Entries with chart source code:
=-=-=
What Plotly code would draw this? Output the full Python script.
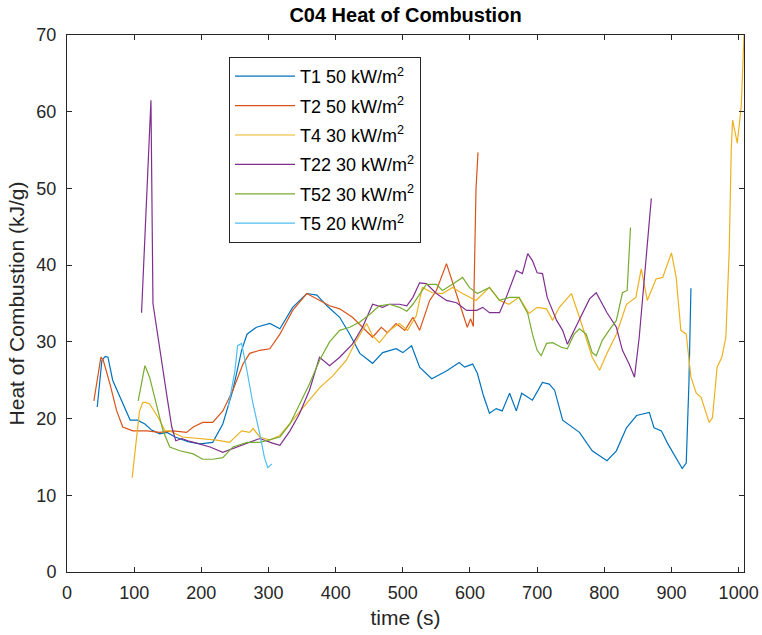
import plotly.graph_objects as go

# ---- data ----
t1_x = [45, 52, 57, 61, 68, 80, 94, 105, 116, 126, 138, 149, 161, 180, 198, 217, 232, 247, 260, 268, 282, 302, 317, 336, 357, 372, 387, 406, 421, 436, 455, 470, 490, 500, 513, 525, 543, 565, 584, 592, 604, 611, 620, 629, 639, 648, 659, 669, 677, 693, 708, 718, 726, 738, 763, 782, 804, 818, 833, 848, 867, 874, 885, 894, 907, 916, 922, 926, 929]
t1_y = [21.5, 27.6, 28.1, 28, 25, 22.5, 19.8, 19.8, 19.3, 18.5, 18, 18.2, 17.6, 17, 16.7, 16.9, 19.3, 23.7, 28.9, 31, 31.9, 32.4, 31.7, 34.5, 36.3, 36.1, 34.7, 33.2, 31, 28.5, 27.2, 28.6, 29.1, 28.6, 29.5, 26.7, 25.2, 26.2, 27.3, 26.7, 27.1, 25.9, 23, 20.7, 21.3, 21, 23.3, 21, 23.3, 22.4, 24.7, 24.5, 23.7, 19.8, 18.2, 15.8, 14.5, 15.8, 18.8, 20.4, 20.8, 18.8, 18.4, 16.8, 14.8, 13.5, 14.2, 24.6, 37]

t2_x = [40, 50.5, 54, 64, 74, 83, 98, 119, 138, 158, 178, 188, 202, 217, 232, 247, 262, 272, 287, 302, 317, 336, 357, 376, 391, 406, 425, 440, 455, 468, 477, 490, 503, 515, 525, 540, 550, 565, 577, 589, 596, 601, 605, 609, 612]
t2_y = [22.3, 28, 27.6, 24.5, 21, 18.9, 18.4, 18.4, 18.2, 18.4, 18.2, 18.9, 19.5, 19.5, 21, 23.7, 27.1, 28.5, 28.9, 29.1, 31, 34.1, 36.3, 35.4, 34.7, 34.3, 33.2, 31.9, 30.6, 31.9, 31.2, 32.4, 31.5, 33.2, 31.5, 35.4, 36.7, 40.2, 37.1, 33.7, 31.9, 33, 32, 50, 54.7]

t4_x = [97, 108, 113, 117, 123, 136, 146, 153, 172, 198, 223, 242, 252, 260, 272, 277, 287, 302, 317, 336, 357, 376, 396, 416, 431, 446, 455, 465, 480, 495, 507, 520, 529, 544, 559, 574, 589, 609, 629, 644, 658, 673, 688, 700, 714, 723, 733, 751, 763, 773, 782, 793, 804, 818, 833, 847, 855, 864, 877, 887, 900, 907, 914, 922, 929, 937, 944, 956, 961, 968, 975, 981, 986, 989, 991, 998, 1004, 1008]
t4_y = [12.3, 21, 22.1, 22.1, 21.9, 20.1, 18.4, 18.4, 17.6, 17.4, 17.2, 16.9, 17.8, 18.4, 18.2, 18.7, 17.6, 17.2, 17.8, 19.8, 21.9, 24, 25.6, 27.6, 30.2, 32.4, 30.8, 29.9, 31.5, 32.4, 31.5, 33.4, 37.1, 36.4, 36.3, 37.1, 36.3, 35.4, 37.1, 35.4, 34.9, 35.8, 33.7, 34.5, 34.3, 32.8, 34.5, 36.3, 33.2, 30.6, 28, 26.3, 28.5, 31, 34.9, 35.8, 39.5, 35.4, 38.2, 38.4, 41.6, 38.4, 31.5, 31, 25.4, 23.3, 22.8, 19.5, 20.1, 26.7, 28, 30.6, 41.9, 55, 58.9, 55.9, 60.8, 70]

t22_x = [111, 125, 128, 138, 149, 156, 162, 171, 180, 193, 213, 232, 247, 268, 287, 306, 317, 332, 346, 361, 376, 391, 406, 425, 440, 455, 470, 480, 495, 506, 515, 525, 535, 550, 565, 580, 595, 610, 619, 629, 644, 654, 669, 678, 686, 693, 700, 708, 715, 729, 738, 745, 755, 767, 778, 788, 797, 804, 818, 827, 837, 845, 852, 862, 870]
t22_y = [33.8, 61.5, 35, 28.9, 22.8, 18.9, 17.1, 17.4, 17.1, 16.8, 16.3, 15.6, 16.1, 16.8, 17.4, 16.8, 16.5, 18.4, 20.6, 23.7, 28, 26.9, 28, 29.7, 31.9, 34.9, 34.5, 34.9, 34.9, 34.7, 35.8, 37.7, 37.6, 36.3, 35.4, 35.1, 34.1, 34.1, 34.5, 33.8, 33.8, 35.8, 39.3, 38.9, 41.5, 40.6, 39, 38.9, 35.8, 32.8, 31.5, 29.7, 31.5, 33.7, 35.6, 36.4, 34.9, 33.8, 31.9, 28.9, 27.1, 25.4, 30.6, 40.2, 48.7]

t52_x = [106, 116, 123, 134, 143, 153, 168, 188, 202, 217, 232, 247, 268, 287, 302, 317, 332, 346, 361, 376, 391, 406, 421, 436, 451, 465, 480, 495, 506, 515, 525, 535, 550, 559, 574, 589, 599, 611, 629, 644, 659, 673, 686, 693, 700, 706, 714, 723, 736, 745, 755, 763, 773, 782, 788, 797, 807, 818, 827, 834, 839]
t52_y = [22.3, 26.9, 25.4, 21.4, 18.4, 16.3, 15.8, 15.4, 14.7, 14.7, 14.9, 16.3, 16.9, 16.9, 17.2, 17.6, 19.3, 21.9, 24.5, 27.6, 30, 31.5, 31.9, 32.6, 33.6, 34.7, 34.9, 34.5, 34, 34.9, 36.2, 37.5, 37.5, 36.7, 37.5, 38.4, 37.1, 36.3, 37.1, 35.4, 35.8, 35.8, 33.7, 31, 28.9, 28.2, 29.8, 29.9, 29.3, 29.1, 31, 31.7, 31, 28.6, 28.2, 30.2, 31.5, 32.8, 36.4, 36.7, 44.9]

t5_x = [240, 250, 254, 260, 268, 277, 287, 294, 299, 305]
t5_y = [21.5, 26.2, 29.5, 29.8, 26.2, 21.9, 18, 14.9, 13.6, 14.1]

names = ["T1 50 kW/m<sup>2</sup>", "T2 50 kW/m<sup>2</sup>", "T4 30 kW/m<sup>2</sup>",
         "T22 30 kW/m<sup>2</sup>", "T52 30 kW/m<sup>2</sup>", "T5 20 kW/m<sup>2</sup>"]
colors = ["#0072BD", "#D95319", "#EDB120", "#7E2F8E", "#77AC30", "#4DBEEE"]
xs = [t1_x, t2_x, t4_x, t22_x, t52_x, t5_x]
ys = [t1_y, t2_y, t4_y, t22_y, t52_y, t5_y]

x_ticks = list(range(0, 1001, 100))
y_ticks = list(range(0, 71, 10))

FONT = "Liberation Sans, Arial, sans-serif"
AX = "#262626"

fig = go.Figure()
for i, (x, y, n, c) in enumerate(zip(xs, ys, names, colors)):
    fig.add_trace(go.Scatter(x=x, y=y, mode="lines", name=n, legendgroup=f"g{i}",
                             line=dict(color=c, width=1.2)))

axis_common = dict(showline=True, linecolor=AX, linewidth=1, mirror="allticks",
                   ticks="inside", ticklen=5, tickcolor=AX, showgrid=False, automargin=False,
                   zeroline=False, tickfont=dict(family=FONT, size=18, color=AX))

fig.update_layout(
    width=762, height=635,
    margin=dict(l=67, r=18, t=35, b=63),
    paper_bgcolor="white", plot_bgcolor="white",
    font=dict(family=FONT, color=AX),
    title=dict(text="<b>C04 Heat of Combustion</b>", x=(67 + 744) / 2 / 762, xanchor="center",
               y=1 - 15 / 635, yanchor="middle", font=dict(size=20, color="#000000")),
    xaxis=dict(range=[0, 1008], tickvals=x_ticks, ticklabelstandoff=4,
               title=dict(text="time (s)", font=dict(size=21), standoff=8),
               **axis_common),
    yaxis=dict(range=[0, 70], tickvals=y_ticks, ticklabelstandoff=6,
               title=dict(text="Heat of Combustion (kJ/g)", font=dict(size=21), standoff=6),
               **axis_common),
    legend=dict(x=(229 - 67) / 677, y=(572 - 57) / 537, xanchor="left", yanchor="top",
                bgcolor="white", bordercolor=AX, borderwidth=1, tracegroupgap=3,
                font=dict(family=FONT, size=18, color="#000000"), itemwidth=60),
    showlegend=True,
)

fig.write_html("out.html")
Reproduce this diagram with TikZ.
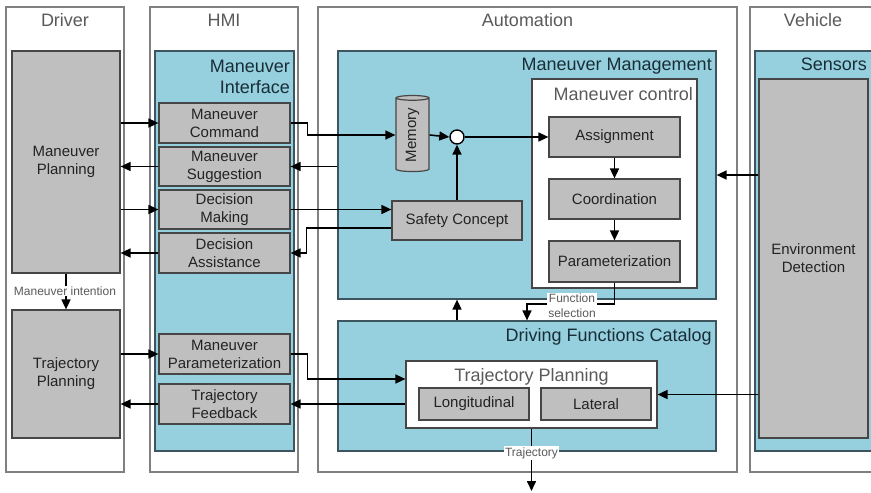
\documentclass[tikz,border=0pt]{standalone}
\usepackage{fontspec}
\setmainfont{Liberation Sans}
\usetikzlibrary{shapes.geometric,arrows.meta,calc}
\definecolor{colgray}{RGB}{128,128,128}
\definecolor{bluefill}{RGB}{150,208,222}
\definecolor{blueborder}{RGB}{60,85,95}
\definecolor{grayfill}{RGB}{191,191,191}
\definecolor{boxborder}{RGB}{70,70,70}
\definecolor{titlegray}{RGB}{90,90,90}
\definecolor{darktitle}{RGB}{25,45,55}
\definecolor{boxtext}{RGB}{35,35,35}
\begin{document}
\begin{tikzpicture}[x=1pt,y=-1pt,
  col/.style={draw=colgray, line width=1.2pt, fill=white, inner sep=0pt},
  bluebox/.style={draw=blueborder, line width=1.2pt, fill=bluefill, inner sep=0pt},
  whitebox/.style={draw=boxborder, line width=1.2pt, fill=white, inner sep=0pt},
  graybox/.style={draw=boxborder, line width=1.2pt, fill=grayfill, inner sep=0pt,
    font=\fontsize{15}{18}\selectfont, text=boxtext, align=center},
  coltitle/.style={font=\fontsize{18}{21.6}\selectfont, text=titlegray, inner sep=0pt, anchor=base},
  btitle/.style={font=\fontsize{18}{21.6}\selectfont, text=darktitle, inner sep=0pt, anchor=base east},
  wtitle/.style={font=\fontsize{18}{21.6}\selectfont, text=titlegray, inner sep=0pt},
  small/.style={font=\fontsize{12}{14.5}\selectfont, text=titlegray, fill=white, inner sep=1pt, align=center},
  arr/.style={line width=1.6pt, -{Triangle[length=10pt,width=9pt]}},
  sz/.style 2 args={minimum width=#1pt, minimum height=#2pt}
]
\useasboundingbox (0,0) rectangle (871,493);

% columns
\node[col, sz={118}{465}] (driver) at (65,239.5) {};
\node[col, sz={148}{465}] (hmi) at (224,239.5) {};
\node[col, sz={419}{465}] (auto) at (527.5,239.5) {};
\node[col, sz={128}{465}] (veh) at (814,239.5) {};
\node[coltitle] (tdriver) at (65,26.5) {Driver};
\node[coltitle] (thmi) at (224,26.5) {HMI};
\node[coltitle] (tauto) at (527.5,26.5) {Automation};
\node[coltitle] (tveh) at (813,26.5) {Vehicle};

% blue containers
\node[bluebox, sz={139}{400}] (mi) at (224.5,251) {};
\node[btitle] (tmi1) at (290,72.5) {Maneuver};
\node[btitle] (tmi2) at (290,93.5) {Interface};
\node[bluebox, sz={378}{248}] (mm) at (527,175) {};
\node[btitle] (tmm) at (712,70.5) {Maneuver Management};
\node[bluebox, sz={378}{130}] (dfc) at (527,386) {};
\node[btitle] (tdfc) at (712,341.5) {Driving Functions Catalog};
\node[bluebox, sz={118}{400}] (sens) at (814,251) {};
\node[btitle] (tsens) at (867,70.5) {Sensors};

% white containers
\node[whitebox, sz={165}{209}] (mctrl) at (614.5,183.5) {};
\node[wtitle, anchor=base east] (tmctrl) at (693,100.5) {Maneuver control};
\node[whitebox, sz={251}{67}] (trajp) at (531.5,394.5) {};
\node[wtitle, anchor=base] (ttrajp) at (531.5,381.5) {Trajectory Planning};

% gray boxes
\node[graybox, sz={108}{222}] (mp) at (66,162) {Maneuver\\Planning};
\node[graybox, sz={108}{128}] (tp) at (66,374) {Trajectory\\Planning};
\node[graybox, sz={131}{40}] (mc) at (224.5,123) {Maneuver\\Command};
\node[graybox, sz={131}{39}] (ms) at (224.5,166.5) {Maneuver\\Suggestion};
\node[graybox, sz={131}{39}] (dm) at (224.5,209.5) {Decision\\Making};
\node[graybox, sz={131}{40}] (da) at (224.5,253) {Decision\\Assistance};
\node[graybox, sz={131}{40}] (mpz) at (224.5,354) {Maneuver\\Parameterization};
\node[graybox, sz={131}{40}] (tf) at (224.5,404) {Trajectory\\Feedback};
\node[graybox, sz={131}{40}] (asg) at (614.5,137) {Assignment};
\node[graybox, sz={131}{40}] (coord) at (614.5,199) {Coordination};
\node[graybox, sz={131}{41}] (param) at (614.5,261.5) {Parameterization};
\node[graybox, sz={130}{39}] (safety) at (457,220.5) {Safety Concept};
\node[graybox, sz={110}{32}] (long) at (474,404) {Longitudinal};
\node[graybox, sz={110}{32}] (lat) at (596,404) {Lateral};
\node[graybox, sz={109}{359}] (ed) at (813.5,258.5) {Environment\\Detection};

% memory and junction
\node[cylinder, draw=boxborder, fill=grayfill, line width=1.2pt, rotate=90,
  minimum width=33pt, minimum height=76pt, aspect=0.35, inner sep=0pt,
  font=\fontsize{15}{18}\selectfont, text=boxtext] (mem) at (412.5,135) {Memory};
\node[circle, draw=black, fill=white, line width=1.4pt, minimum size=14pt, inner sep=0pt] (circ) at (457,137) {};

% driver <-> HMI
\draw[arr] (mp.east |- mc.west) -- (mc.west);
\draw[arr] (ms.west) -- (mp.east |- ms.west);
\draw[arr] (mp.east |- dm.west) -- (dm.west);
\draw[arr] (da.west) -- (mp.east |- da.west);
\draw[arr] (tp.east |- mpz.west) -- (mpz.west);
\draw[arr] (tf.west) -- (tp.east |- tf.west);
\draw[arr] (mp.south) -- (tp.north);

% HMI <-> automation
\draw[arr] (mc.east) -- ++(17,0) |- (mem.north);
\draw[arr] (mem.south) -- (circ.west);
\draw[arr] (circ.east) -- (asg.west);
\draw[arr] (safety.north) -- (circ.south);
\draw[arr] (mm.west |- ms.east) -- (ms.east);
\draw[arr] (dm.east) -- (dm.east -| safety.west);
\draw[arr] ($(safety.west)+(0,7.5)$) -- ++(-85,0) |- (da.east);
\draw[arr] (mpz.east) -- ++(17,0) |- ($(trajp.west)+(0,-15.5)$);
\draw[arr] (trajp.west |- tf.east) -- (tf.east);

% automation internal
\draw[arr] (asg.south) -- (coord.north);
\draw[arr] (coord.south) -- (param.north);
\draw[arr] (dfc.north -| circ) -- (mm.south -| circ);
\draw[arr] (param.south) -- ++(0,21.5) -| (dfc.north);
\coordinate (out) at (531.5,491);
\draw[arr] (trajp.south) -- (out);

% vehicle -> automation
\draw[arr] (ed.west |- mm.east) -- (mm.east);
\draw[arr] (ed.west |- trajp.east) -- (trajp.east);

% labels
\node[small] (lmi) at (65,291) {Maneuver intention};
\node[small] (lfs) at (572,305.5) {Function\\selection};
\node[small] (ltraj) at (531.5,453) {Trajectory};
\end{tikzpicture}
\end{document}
=-=-=
Stated task:
With the pictures left out, restate word for word every line of the data above, from the first down to the line that contains "32, 50, 54.7]".

Reply to the exercise:
What Plotly code would draw this? Output the full Python script.
import plotly.graph_objects as go

# ---- data ----
t1_x = [45, 52, 57, 61, 68, 80, 94, 105, 116, 126, 138, 149, 161, 180, 198, 217, 232, 247, 260, 268, 282, 302, 317, 336, 357, 372, 387, 406, 421, 436, 455, 470, 490, 500, 513, 525, 543, 565, 584, 592, 604, 611, 620, 629, 639, 648, 659, 669, 677, 693, 708, 718, 726, 738, 763, 782, 804, 818, 833, 848, 867, 874, 885, 894, 907, 916, 922, 926, 929]
t1_y = [21.5, 27.6, 28.1, 28, 25, 22.5, 19.8, 19.8, 19.3, 18.5, 18, 18.2, 17.6, 17, 16.7, 16.9, 19.3, 23.7, 28.9, 31, 31.9, 32.4, 31.7, 34.5, 36.3, 36.1, 34.7, 33.2, 31, 28.5, 27.2, 28.6, 29.1, 28.6, 29.5, 26.7, 25.2, 26.2, 27.3, 26.7, 27.1, 25.9, 23, 20.7, 21.3, 21, 23.3, 21, 23.3, 22.4, 24.7, 24.5, 23.7, 19.8, 18.2, 15.8, 14.5, 15.8, 18.8, 20.4, 20.8, 18.8, 18.4, 16.8, 14.8, 13.5, 14.2, 24.6, 37]

t2_x = [40, 50.5, 54, 64, 74, 83, 98, 119, 138, 158, 178, 188, 202, 217, 232, 247, 262, 272, 287, 302, 317, 336, 357, 376, 391, 406, 425, 440, 455, 468, 477, 490, 503, 515, 525, 540, 550, 565, 577, 589, 596, 601, 605, 609, 612]
t2_y = [22.3, 28, 27.6, 24.5, 21, 18.9, 18.4, 18.4, 18.2, 18.4, 18.2, 18.9, 19.5, 19.5, 21, 23.7, 27.1, 28.5, 28.9, 29.1, 31, 34.1, 36.3, 35.4, 34.7, 34.3, 33.2, 31.9, 30.6, 31.9, 31.2, 32.4, 31.5, 33.2, 31.5, 35.4, 36.7, 40.2, 37.1, 33.7, 31.9, 33, 32, 50, 54.7]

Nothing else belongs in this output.